# Entries with chart source code

########################################

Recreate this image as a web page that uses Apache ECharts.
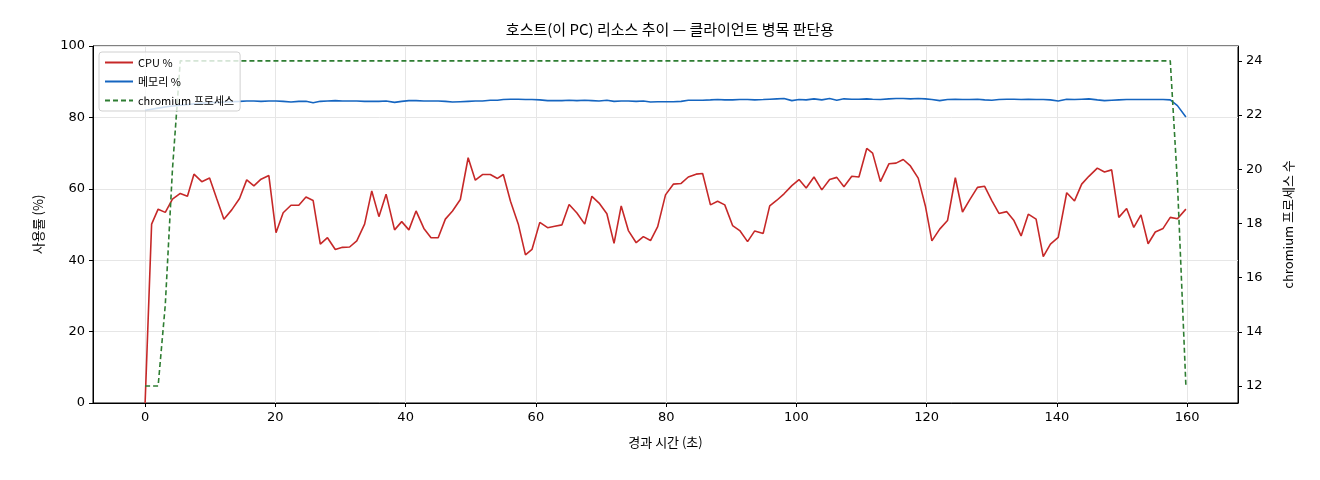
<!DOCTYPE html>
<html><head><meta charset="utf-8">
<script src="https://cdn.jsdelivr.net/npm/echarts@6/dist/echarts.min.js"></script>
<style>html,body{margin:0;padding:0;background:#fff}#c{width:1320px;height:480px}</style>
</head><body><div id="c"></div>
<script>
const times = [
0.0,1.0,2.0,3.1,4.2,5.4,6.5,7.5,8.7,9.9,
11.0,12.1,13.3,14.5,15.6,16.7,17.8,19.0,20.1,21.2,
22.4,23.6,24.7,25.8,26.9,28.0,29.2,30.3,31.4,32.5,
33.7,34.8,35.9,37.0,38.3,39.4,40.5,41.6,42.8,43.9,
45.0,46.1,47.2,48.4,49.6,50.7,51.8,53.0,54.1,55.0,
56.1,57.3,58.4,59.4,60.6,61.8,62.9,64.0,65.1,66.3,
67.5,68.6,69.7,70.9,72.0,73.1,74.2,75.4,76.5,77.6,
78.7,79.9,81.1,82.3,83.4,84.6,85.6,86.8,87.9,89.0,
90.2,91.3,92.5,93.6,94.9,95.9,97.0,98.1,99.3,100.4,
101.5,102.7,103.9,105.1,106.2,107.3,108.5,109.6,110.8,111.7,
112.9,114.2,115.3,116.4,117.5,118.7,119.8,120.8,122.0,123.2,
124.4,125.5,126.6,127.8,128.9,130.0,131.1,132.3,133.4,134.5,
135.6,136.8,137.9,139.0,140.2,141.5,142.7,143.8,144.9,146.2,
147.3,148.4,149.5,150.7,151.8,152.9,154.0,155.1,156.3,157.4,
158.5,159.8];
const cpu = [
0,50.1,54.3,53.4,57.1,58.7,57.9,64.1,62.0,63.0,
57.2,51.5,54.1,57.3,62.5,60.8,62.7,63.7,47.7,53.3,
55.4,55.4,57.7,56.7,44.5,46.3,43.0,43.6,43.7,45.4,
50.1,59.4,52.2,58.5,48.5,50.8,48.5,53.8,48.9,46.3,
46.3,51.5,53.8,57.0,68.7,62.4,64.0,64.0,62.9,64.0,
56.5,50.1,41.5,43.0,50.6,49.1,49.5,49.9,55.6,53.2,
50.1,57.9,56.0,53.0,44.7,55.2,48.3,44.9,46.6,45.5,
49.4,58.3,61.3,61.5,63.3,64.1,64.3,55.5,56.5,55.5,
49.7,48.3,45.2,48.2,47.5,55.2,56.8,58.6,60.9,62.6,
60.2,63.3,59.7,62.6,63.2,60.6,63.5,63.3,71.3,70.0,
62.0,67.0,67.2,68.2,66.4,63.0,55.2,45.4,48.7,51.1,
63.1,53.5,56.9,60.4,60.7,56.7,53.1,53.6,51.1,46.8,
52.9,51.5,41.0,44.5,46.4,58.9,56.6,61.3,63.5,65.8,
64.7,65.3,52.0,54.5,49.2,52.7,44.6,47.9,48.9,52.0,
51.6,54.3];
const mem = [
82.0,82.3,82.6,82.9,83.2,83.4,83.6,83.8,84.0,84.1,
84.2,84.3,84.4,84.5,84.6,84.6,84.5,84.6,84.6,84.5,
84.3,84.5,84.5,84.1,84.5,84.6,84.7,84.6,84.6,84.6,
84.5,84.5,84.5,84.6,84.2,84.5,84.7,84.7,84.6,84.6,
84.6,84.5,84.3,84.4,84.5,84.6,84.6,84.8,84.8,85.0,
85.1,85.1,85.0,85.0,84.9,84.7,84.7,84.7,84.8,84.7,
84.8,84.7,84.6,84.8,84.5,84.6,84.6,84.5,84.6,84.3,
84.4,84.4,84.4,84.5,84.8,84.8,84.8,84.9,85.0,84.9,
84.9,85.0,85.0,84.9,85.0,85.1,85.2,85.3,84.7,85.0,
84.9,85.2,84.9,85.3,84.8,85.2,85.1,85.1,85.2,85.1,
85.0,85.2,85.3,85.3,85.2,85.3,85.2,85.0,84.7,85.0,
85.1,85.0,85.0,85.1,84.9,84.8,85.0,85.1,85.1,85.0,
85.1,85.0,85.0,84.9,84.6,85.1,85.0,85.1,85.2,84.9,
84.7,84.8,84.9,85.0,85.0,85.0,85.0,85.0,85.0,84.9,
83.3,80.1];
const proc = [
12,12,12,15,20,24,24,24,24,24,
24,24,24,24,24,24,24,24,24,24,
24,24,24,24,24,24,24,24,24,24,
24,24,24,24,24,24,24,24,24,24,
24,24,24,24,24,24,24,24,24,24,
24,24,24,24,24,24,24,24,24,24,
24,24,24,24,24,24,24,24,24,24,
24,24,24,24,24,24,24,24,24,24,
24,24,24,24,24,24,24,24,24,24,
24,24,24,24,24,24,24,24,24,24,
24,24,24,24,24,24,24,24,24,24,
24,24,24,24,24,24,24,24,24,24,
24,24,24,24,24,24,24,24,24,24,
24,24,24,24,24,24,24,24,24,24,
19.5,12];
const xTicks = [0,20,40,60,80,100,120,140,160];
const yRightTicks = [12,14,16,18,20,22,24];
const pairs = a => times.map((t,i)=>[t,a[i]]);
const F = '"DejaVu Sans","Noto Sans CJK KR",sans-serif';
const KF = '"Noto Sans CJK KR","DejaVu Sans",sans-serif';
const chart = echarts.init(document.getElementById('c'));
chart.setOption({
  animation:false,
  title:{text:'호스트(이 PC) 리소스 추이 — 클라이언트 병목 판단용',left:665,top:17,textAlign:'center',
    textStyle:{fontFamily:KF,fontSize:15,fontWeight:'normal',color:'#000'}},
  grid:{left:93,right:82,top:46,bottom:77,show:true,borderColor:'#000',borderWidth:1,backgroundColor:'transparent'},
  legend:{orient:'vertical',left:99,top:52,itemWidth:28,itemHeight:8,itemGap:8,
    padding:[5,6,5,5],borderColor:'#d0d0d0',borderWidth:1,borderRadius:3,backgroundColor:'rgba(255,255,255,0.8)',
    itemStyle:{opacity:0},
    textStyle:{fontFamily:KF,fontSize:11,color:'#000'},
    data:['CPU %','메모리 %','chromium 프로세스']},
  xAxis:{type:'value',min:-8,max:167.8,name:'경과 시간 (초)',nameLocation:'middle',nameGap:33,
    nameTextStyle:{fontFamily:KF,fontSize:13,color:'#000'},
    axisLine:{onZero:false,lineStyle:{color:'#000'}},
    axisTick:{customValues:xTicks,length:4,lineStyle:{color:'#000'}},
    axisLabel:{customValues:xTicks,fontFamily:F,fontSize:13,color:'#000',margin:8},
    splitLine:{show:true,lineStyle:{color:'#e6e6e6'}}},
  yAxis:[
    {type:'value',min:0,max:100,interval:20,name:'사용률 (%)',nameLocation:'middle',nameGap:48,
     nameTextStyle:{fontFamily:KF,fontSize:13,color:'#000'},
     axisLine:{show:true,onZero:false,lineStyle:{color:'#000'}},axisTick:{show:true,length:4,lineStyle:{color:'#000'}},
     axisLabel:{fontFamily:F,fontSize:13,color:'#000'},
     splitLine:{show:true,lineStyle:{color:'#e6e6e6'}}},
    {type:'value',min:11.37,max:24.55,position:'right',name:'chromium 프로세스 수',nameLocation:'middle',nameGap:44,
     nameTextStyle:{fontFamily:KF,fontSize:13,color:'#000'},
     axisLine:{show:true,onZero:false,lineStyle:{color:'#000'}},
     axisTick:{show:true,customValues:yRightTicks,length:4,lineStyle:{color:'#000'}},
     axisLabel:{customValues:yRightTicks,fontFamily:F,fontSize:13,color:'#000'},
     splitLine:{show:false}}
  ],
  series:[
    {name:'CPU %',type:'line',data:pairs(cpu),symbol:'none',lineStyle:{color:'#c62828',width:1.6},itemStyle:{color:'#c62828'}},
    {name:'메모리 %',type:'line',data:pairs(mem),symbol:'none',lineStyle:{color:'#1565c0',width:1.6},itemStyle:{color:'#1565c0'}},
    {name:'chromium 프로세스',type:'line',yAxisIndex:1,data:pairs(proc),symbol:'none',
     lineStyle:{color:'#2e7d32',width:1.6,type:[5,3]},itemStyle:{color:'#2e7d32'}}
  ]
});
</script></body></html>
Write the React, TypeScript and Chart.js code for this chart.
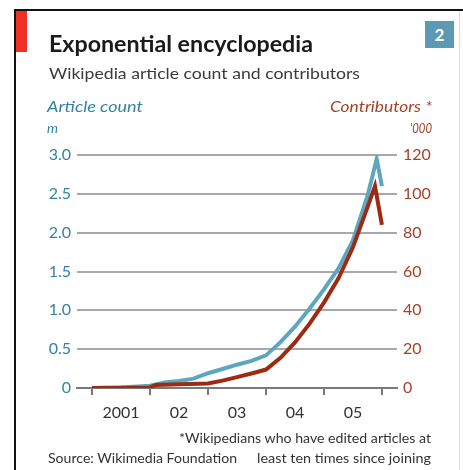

########################################

List every line in the records above that contains the word "this".

Recreate this image as a web page that uses Apache ECharts.
Write the React, TypeScript and Chart.js code for this chart.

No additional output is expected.